Mr. O'Brien, in an interview, took credit for coming up with the name. "I was thinking of something along the lines of ‘Cahiers du cinéma,'" he said, referring to the magazine that helped launch the French New Wave, and to which filmmakers such as François Truffaut and Jean-Luc Godard contributed. "I suggested that we call it ‘Films That Bomb,' with ‘Films that' in really small letters, and ‘Bomb' in really big letters," Mr. O'Brien said. "Everybody said, ‘That's great, but let's leave out the ‘Films That.'"
Both Mr. O'Brien and Ms. Sussler said they liked that BOMB evoked an early 20th-century avant-garde magazine: Wyndham Lewis's BLAST, the two issues of which contained contributions from Ezra Pound and Rebecca West.
With a loan of $3,000, the BOMB group put out their first issue — a mix of interviews, essays, and the odd manifesto. After the first issue, Ms. Sussler said, they got a grant of $5,000 from the New York State Council on the Arts, which allowed them to keep publishing. The magazine also got ads from downtown nightspots, including the Mudd Club and Puffy's Tavern, and from art galleries. "The first dealer to place an ad was Leo Castelli, and then everyone else followed," Ms. Sussler said.
The early issues focused largely on the downtown scene, but over time, the magazine has expanded its view far beyond New York. The 100th issue features interviews with the Hungarian novelist Peter Nádas, the Hungarian filmmaker Béla Tarr, and the Swedish painter Mamma Andersson, as well as ones with New York artists such as Kara Walker and Kate Valk (the actress who stars in many of the Wooster Group's productions). BOMB also does an annual "Americas" issue, devoted to artists and writers from Central and South America and the Caribbean.
Right now, BOMB is redesigning its Web site, with funding from the Andy Warhol Art Writing Initiative and NYSCA. The new Web site, which will launch in a beta version next week, will be database-driven, allowing users to search back issues easily and allowing the magazine staff immediately to link to past interviews with people who are in the news — an interview with Helen Mirren on the occasion of her Oscar win, an interview with the late novelist Roberto Bolaño on the occasion of the recent publication in English of "The Savage Detectives."
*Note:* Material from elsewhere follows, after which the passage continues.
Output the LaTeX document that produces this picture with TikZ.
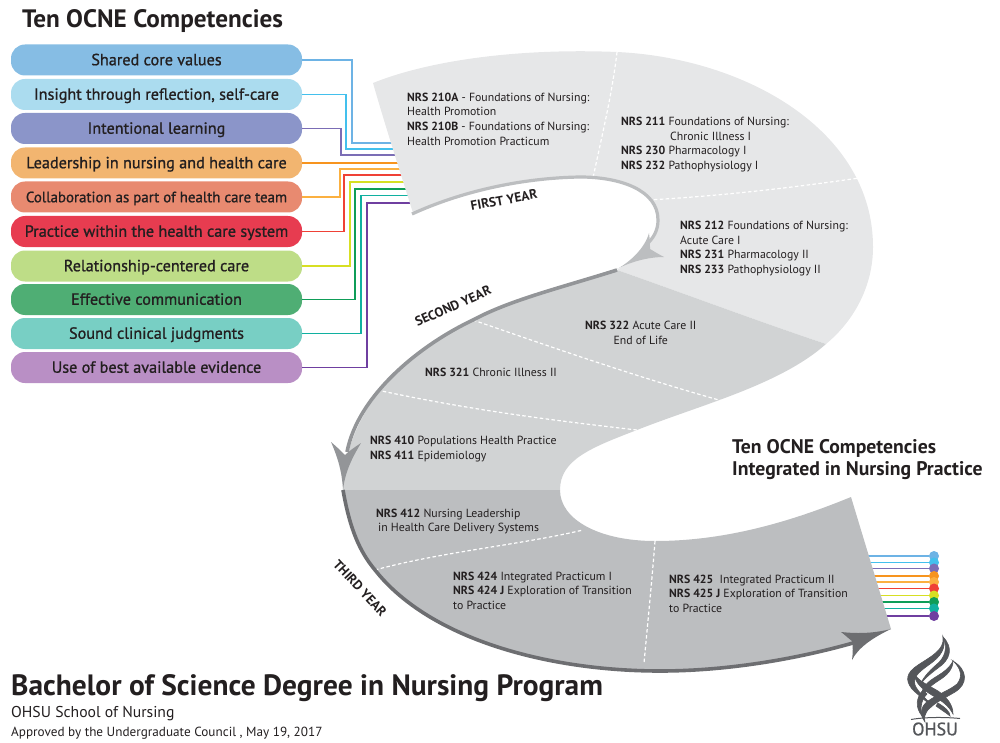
\documentclass[tikz,border=0pt]{standalone}
\usepackage{fontspec}
\usepackage{xcolor}
\usepackage{tikz}
\setmainfont{PT Sans}
\newfontfamily\semifont[FakeBold=1.0]{PT Sans}
\usetikzlibrary{arrows.meta, positioning}
\definecolor{C_TXT}{HTML}{231F20}
\definecolor{C_Y1}{HTML}{E6E7E8}
\definecolor{C_Y2}{HTML}{D1D3D4}
\definecolor{C_Y3}{HTML}{BCBEC0}
\definecolor{C_L1}{HTML}{BCBEC0}
\definecolor{C_L2}{HTML}{939598}
\definecolor{C_L3}{HTML}{6D6E71}
\definecolor{C_LOGO}{HTML}{54565A}
%% pill fills
\definecolor{P_SHARED}{HTML}{86BDE4}
\definecolor{P_INSIGHT}{HTML}{ABDCEF}
\definecolor{P_LEARN}{HTML}{8B95C9}
\definecolor{P_LEAD}{HTML}{F2B570}
\definecolor{P_COLLAB}{HTML}{E88A70}
\definecolor{P_SYSTEM}{HTML}{E73C50}
\definecolor{P_RELATE}{HTML}{BEDD87}
\definecolor{P_COMM}{HTML}{4FAE74}
\definecolor{P_JUDGE}{HTML}{78CFC4}
\definecolor{P_EVID}{HTML}{B98FC5}
%% thread colours
\definecolor{T_SHARED}{HTML}{6DB3E5}
\definecolor{T_INSIGHT}{HTML}{43C0ED}
\definecolor{T_LEARN}{HTML}{7B6DB5}
\definecolor{T_LEAD}{HTML}{F7941E}
\definecolor{T_COLLAB}{HTML}{FBB040}
\definecolor{T_SYSTEM}{HTML}{EF4136}
\definecolor{T_RELATE}{HTML}{D7DF23}
\definecolor{T_COMM}{HTML}{0F9D58}
\definecolor{T_JUDGE}{HTML}{10B0A0}
\definecolor{T_EVID}{HTML}{6F3FA0}
\tikzset{
  %% -- competency pill --
  OC/pill/.style={
    rounded corners=14pt, inner sep=0pt, text=C_TXT,
    minimum width=291pt, minimum height=31pt,
    text height=10.5pt, text depth=0pt,
    align=center, font=\fontsize{16.2}{18}\semifont
  },
  %% -- coloured thread --
  OC/thread/.style={line width=1.5pt},
  %% -- thread end dot --
  OC/dot/.style={circle, inner sep=0pt, minimum size=10pt},
  %% -- course text in the band --
  OC/course/.style={
    anchor=west, inner sep=0pt, align=left, text=C_TXT,
    font=\fontsize{11.8}{14.6}\selectfont
  },
  %% -- white divider in the band --
  OC/cut/.style={white, line width=1.2pt, dash pattern=on 3.5pt off 2.4pt},
  %% -- year label --
  OC/year/.style={inner sep=0pt, text=C_TXT, font=\fontsize{13.3}{15}\selectfont\bfseries},
  %% -- headings --
  OC/head/.style={anchor=west, inner sep=0pt, text=C_TXT, align=left},
}
\begin{document}
\begin{tikzpicture}[x=1pt, y=-1pt]
\useasboundingbox (0,0) rectangle (1000,743);

%% ── Pill x-position ────────────────────────────────────────────────────────
\pgfmathsetmacro{\xPill}{156.5}

\node[OC/head, font=\fontsize{25.2}{28}\selectfont\bfseries] (title) at (22,21) {Ten OCNE Competencies};

%% ── Competency pills ───────────────────────────────────────────────────────
\node[OC/pill, fill=P_SHARED]  (P1)  at (\xPill,60)  {Shared core values};
\node[OC/pill, fill=P_INSIGHT] (P2)  at (\xPill,94.5) {Insight through reflection, self-care};
\node[OC/pill, fill=P_LEARN]   (P3)  at (\xPill,128.5) {Intentional learning};
\node[OC/pill, fill=P_LEAD]    (P4)  at (\xPill,163) {Leadership in nursing and health care};
\node[OC/pill, fill=P_COLLAB, font=\fontsize{14.9}{18}\semifont]  (P5)  at (\xPill,197) {Collaboration as part of health care team};
\node[OC/pill, fill=P_SYSTEM]  (P6)  at (\xPill,231.5) {Practice within the health care system};
\node[OC/pill, fill=P_RELATE]  (P7)  at (\xPill,266) {Relationship-centered care};
\node[OC/pill, fill=P_COMM]    (P8)  at (\xPill,299.5) {Effective communication};
\node[OC/pill, fill=P_JUDGE]   (P9)  at (\xPill,333.5) {Sound clinical judgments};
\node[OC/pill, fill=P_EVID]    (P10) at (\xPill,367.5) {Use of best available evidence};

%% ── Threads into the first year ────────────────────────────────────────────
\coordinate (E1)  at (395,143);
\coordinate (E2)  at (397,149);
\coordinate (E3)  at (399,155);
\coordinate (E4)  at (401,163);
\coordinate (E5)  at (403,169);
\coordinate (E6)  at (405,175);
\coordinate (E7)  at (407,182);
\coordinate (E8)  at (409,189);
\coordinate (E9)  at (411,195.5);
\coordinate (E10) at (414,203);
\draw[OC/thread, T_SHARED]  (P1.east)  -| (352,143) -- (E1);
\draw[OC/thread, T_INSIGHT] (P2.east)  -| (346,149) -- (E2);
\draw[OC/thread, T_LEARN]   (P3.east)  -| (341,155) -- (E3);
\draw[OC/thread, T_LEAD]    (P4.east)  -- (E4);
\draw[OC/thread, T_COLLAB]  (P5.east)  -| (340,169) -- (E5);
\draw[OC/thread, T_SYSTEM]  (P6.east)  -| (344,175) -- (E6);
\draw[OC/thread, T_RELATE]  (P7.east)  -| (350,182) -- (E7);
\draw[OC/thread, T_COMM]    (P8.east)  -| (355,189) -- (E8);
\draw[OC/thread, T_JUDGE]   (P9.east)  -| (361,195.5) -- (E9);
\draw[OC/thread, T_EVID]    (P10.east) -| (367,203) -- (E10);

%% ── Threads out of the third year ──────────────────────────────────────────
\coordinate (O1)  at (860,556);
\coordinate (O2)  at (860,562.5);
\coordinate (O3)  at (860,568.5);
\coordinate (O4)  at (860,576);
\coordinate (O5)  at (860,582);
\coordinate (O6)  at (860,588.5);
\coordinate (O7)  at (860,595.5);
\coordinate (O8)  at (860,602);
\coordinate (O9)  at (860,608.5);
\coordinate (O10) at (860,616);
\node[OC/dot, fill=T_SHARED]  (D1)  at (934,556) {};
\node[OC/dot, fill=T_INSIGHT] (D2)  at (934,562.5) {};
\node[OC/dot, fill=T_LEARN]   (D3)  at (934,568.5) {};
\node[OC/dot, fill=T_LEAD]    (D4)  at (934,576) {};
\node[OC/dot, fill=T_COLLAB]  (D5)  at (934,582) {};
\node[OC/dot, fill=T_SYSTEM]  (D6)  at (934,588.5) {};
\node[OC/dot, fill=T_RELATE]  (D7)  at (934,595.5) {};
\node[OC/dot, fill=T_COMM]    (D8)  at (934,602) {};
\node[OC/dot, fill=T_JUDGE]   (D9)  at (934,608.5) {};
\node[OC/dot, fill=T_EVID]    (D10) at (934,616) {};
\draw[OC/thread, T_SHARED]  (O1)  -- (D1);
\draw[OC/thread, T_INSIGHT] (O2)  -- (D2);
\draw[OC/thread, T_LEARN]   (O3)  -- (D3);
\draw[OC/thread, T_LEAD]    (O4)  -- (D4);
\draw[OC/thread, T_COLLAB]  (O5)  -- (D5);
\draw[OC/thread, T_SYSTEM]  (O6)  -- (D6);
\draw[OC/thread, T_RELATE]  (O7)  -- (D7);
\draw[OC/thread, T_COMM]    (O8)  -- (D8);
\draw[OC/thread, T_JUDGE]   (O9)  -- (D9);
\draw[OC/thread, T_EVID]    (O10) -- (D10);

%% ══════════════════════════════════════════════════════════════════════════
%% S-shaped band
%% ══════════════════════════════════════════════════════════════════════════
\fill[C_Y1] (373,83) .. controls (430,60) and (520,48) .. (617,52)
  .. controls (745,58) and (873,130) .. (873,247)
  .. controls (873,285) and (855,320) .. (826,344)
  .. controls (760,322) and (680,292) .. (617,270)
  .. controls (640,255) and (657,238) .. (657,220)
  .. controls (657,190) and (620,178) .. (580,178)
  .. controls (520,178) and (460,192) .. (413,213)
  .. controls (398,165) and (385,125) .. (373,83) -- cycle;
\fill[C_Y2] (617,270) .. controls (560,288) and (510,300) .. (473,320)
  .. controls (420,345) and (345,400) .. (343,490)
  -- (560,490)
  .. controls (560,460) and (590,448) .. (637,430)
  .. controls (700,405) and (780,385) .. (826,344)
  .. controls (760,322) and (680,292) .. (617,270) -- cycle;
\fill[C_Y3] (343,490) -- (560,490)
  .. controls (560,520) and (600,541) .. (655,541)
  .. controls (725,541) and (790,522) .. (851,497)
  -- (891,629)
  .. controls (875,633) and (860,638) .. (852,643)
  .. controls (800,658) and (730,671) .. (660,671)
  .. controls (550,671) and (430,640) .. (375,570)
  .. controls (360,552) and (350,530) .. (343,490) -- cycle;

%% Dividers
\draw[OC/cut] (617,52) .. controls (612,95) and (602,135) .. (593,178);
\draw[OC/cut] (648,200) .. controls (720,196) and (790,188) .. (859,178);
\draw[OC/cut] (473,320) .. controls (560,350) and (640,378) .. (726,402);
\draw[OC/cut] (377,390) .. controls (470,410) and (550,420) .. (637,430);
\draw[OC/cut] (375,570) .. controls (440,552) and (520,545) .. (583,530);
\draw[OC/cut] (655,541) .. controls (652,580) and (648,620) .. (644,663);

%% ── Year strokes and arrow heads ───────────────────────────────────────────
\draw[C_L1, line width=3.2pt] (412,214) .. controls (460,192) and (520,178) .. (580,177)
  .. controls (620,177) and (658,190) .. (658,220)
  .. controls (658,230) and (654,238) .. (645,246);
\fill[C_L1] (649,233) .. controls (650,240) and (650,245) .. (650,249)
  .. controls (655,252) and (660,255) .. (664,257)
  .. controls (648,257) and (630,262) .. (617,269)
  .. controls (630,262) and (645,248) .. (649,233) -- cycle;
\draw[C_L2, line width=3.6pt] (617,270) .. controls (560,288) and (510,300) .. (473,320)
  .. controls (420,345) and (358,395) .. (347,452);
\fill[C_L2] (331,442) .. controls (337,447) and (342,452) .. (345,455)
  .. controls (349,451) and (355,447) .. (361,443)
  .. controls (352,458) and (345,472) .. (343,490)
  .. controls (342,472) and (338,458) .. (331,442) -- cycle;
\draw[C_L3, line width=3.6pt] (343,490) .. controls (350,530) and (360,552) .. (375,570)
  .. controls (430,640) and (550,671) .. (660,671)
  .. controls (730,671) and (800,658) .. (853,643);
\fill[C_L3] (841,632) .. controls (860,634) and (875,633) .. (891,629)
  .. controls (872,638) and (858,648) .. (852,660)
  .. controls (853,652) and (853,647) .. (852,641)
  .. controls (848,638) and (845,635) .. (841,632) -- cycle;

\node[OC/year, rotate=10.5] (Y1) at (504,200) {FIRST YEAR};
\node[OC/year, rotate=24] (Y2) at (453,306) {SECOND YEAR};
\node[OC/year, rotate=-47] (Y3) at (360,588) {THIRD YEAR};

%% ── Course texts ───────────────────────────────────────────────────────────
\node[OC/course] (C1) at (407,119)
  {\textbf{NRS 210A} - Foundations of Nursing:\\Health Promotion\\
   \textbf{NRS 210B} - Foundations of Nursing:\\Health Promotion Practicum};
\node[OC/course] (C2) at (621,144.5)
  {\textbf{NRS 211} Foundations of Nursing:\\\hspace*{49pt}Chronic Illness I\\
   \textbf{NRS 230} Pharmacology I\\\textbf{NRS 232} Pathophysiology I};
\node[OC/course] (C3) at (680,248.5)
  {\textbf{NRS 212} Foundations of Nursing:\\Acute Care I\\
   \textbf{NRS 231} Pharmacology II\\\textbf{NRS 233} Pathophysiology II};
\node[OC/course, align=center] (C4) at (585,333)
  {\textbf{NRS 322} Acute Care II\\End of Life};
\node[OC/course] (C5) at (425,372.5) {\textbf{NRS 321} Chronic Illness II};
\node[OC/course] (C6) at (370,449)
  {\textbf{NRS 410} Populations Health Practice\\\textbf{NRS 411} Epidemiology};
\node[OC/course] (C7) at (376,521.5)
  {\textbf{NRS 412} Nursing Leadership\\\hspace*{2pt}in Health Care Delivery Systems};
\node[OC/course] (C8) at (453,590.5)
  {\textbf{NRS 424} Integrated Practicum I\\
   \textbf{NRS 424 J} Exploration of Transition\\to Practice};
\node[OC/course] (C9) at (669,593.5)
  {\textbf{NRS 425}\ \ Integrated Practicum II\\
   \textbf{NRS 425 J} Exploration of Transition\\to Practice};

%% ── Right heading and footer ───────────────────────────────────────────────
\node[OC/head, font=\fontsize{19.7}{22}\selectfont\bfseries] (sub) at (732,459.5)
  {Ten OCNE Competencies\\Integrated in Nursing Practice};
\node[OC/head, font=\fontsize{29.4}{32}\selectfont\bfseries] (foot1) at (11,688)
  {Bachelor of Science Degree in Nursing Program};
\node[OC/head, font=\fontsize{15.7}{18}\selectfont] (foot2) at (11,714) {OHSU School of Nursing};
\node[OC/head, font=\fontsize{13.2}{15}\selectfont] (foot3) at (11,733)
  {Approved by the Undergraduate Council , May 19, 2017};

%% ── OHSU mark ──────────────────────────────────────────────────────────────
\begin{scope}[draw=C_LOGO, line width=0.6pt, fill=C_LOGO]
\filldraw (943,637) .. controls (945,650) and (930,657) .. (918,665)
  .. controls (906,673) and (905,680) .. (912,689)
  .. controls (920,697) and (928,702) .. (932,707)
  .. controls (928,699) and (918,693) .. (915,685)
  .. controls (912,676) and (922,670) .. (930,664)
  .. controls (940,657) and (947,648) .. (943,637) -- cycle;
\filldraw (943,637) .. controls (954,648) and (950,660) .. (938,668)
  .. controls (930,674) and (924,679) .. (920,685)
  .. controls (923,678) and (928,672) .. (936,665)
  .. controls (945,658) and (948,648) .. (943,637) -- cycle;
\filldraw (953,661) .. controls (968,670) and (968,684) .. (955,692)
  .. controls (945,698) and (936,702) .. (930,708)
  .. controls (924,713) and (924,719) .. (925,722)
  .. controls (919,714) and (921,706) .. (928,701)
  .. controls (938,694) and (950,690) .. (957,684)
  .. controls (963,677) and (961,668) .. (953,661) -- cycle;
\filldraw (953,661) .. controls (953,670) and (946,676) .. (938,681)
  .. controls (930,686) and (924,692) .. (922,698)
  .. controls (920,690) and (926,683) .. (934,678)
  .. controls (942,673) and (949,669) .. (953,661) -- cycle;
\filldraw (914,672) .. controls (916,680) and (928,685) .. (938,691)
  .. controls (947,697) and (953,705) .. (953,714)
  .. controls (949,706) and (942,701) .. (935,697)
  .. controls (925,691) and (914,684) .. (914,672) -- cycle;
\filldraw (923,690) .. controls (916,698) and (915,707) .. (922,716)
  .. controls (920,708) and (921,700) .. (927,694) -- cycle;
\filldraw (938,703) .. controls (946,708) and (950,712) .. (950,716)
  .. controls (945,712) and (940,709) .. (936,706) -- cycle;
\end{scope}
\draw[C_LOGO, line width=1pt] (911,719.5) .. controls (925,717) and (945,717) .. (960,718.5);
\node[inner sep=0pt, text=C_LOGO, font=\fontsize{18}{20}\semifont] (logo) at (935,729) {OHSU};

\end{tikzpicture}
\end{document}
Most significantly, BOMB is digitizing all its archives, so will be able to access the magazine's more than 800 interviews. "It will be a tremendous resource," Ms. Sussler said. "They're intellectual oral histories of the cultural scene, not only in New York but now worldwide."
Ms. Sussler attributed the magazine's longevity to the support and enthusiasm of a broad community of artists. There are more than 75 contributing editors on the masthead, from the fields of visual art, architecture, film, theater, and writing. Besides doing interviews, the contributing editors suggest artists whom the magazine should feature.
"We go to them every year or so and ask who is on their radar screen," BOMB's senior editor, Nell McClister, said. "They're really our eyes and ears on the ground."
Visual artists also support the magazine, which is a nonprofit, by donating art works for the silent auction at the annual gala, which is generally attended by a high-profile mix of writers, artists, dealers, and curators.
"While it's become much more of a real, professional publication over the years, it still comes from very much within an arts community," Ms. Charlesworth said.
Though the other founders are no longer on the masthead, having continued their artistic careers, Ms. Sussler has found a real home at the magazine. "I didn't understand how much I would love editing," she said. "Because my interest in film and theater was all about dialogue. When you're in rehearsal, you're transforming text, you're coming to an understanding of the playwright's text, and that's not so different from the process I use at BOMB to create the interviews."